**Written task**
Set the listing down again exactly, please, apart from its pictures.

**Collected data**
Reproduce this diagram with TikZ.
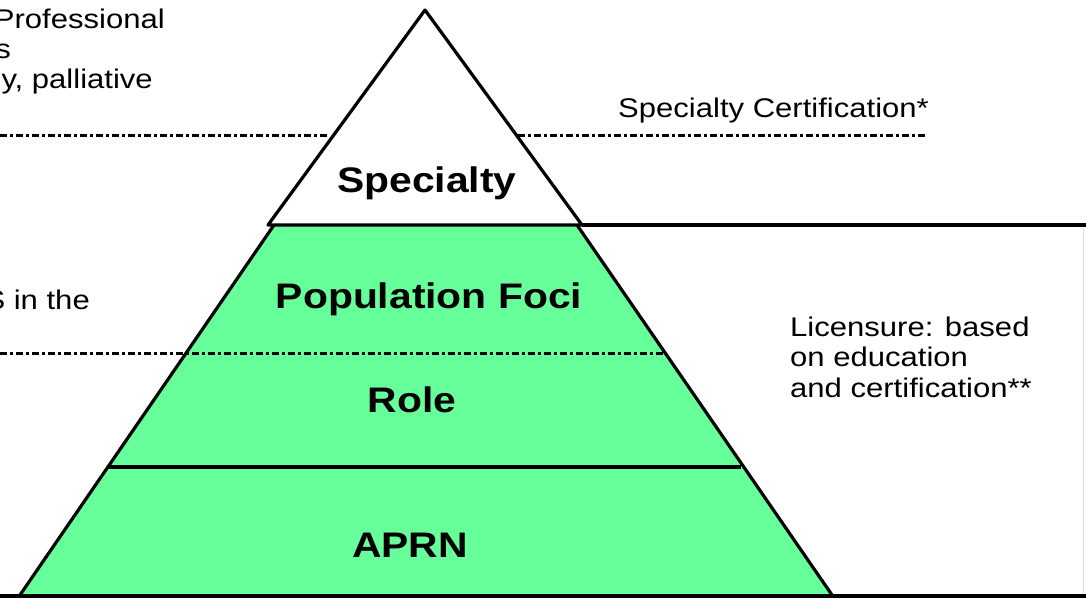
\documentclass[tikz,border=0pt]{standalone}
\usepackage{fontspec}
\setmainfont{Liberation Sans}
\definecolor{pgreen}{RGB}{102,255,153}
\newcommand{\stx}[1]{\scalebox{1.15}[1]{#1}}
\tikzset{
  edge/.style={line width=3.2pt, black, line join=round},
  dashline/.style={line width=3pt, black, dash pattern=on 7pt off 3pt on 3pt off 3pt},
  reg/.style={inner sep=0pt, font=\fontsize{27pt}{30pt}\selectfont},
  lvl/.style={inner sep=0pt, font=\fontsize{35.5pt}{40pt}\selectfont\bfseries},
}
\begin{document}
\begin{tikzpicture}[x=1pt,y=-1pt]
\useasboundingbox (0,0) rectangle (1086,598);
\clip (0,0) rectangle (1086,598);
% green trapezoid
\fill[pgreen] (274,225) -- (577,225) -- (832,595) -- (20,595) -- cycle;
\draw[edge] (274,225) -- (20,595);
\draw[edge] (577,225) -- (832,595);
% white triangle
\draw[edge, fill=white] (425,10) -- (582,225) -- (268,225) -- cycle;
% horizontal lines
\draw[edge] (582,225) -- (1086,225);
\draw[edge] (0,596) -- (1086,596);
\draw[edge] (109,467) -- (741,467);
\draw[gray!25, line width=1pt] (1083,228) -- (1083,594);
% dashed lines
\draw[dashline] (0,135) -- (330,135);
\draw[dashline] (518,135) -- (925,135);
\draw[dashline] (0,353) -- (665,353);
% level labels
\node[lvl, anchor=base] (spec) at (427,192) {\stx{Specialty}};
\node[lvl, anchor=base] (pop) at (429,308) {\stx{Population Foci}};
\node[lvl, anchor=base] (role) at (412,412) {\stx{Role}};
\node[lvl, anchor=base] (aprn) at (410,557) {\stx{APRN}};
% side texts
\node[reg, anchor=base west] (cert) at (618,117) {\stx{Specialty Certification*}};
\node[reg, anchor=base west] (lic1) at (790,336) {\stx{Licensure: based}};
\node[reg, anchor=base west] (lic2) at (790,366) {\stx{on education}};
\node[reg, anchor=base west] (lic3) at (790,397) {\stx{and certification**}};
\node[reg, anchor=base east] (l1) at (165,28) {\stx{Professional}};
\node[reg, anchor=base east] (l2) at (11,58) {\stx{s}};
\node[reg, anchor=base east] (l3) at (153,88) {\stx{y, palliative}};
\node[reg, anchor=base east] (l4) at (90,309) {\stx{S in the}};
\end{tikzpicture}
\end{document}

**Task result**
Reproduce this diagram with TikZ.
\documentclass[tikz,border=0pt]{standalone}
\usepackage{fontspec}
\setmainfont{Liberation Sans}
\definecolor{pgreen}{RGB}{102,255,153}
\newcommand{\stx}[1]{\scalebox{1.15}[1]{#1}}
\tikzset{
  edge/.style={line width=3.2pt, black, line join=round},
  dashline/.style={line width=3pt, black, dash pattern=on 7pt off 3pt on 3pt off 3pt},
  reg/.style={inner sep=0pt, font=\fontsize{27pt}{30pt}\selectfont},
  lvl/.style={inner sep=0pt, font=\fontsize{35.5pt}{40pt}\selectfont\bfseries},
}
\begin{document}
\begin{tikzpicture}[x=1pt,y=-1pt]
\useasboundingbox (0,0) rectangle (1086,598);
\clip (0,0) rectangle (1086,598);
% green trapezoid
\fill[pgreen] (274,225) -- (577,225) -- (832,595) -- (20,595) -- cycle;
\draw[edge] (274,225) -- (20,595);
\draw[edge] (577,225) -- (832,595);
% white triangle
\draw[edge, fill=white] (425,10) -- (582,225) -- (268,225) -- cycle;
% horizontal lines
\draw[edge] (582,225) -- (1086,225);
\draw[edge] (0,596) -- (1086,596);
\draw[edge] (109,467) -- (741,467);
\draw[gray!25, line width=1pt] (1083,228) -- (1083,594);
% dashed lines
\draw[dashline] (0,135) -- (330,135);
\draw[dashline] (518,135) -- (925,135);
\draw[dashline] (0,353) -- (665,353);
% level labels
\node[lvl, anchor=base] (spec) at (427,192) {\stx{Specialty}};
\node[lvl, anchor=base] (pop) at (429,308) {\stx{Population Foci}};
\node[lvl, anchor=base] (role) at (412,412) {\stx{Role}};
\node[lvl, anchor=base] (aprn) at (410,557) {\stx{APRN}};
% side texts
\node[reg, anchor=base west] (cert) at (618,117) {\stx{Specialty Certification*}};
\node[reg, anchor=base west] (lic1) at (790,336) {\stx{Licensure: based}};
\node[reg, anchor=base west] (lic2) at (790,366) {\stx{on education}};
\node[reg, anchor=base west] (lic3) at (790,397) {\stx{and certification**}};
\node[reg, anchor=base east] (l1) at (165,28) {\stx{Professional}};
\node[reg, anchor=base east] (l2) at (11,58) {\stx{s}};
\node[reg, anchor=base east] (l3) at (153,88) {\stx{y, palliative}};
\node[reg, anchor=base east] (l4) at (90,309) {\stx{S in the}};
\end{tikzpicture}
\end{document}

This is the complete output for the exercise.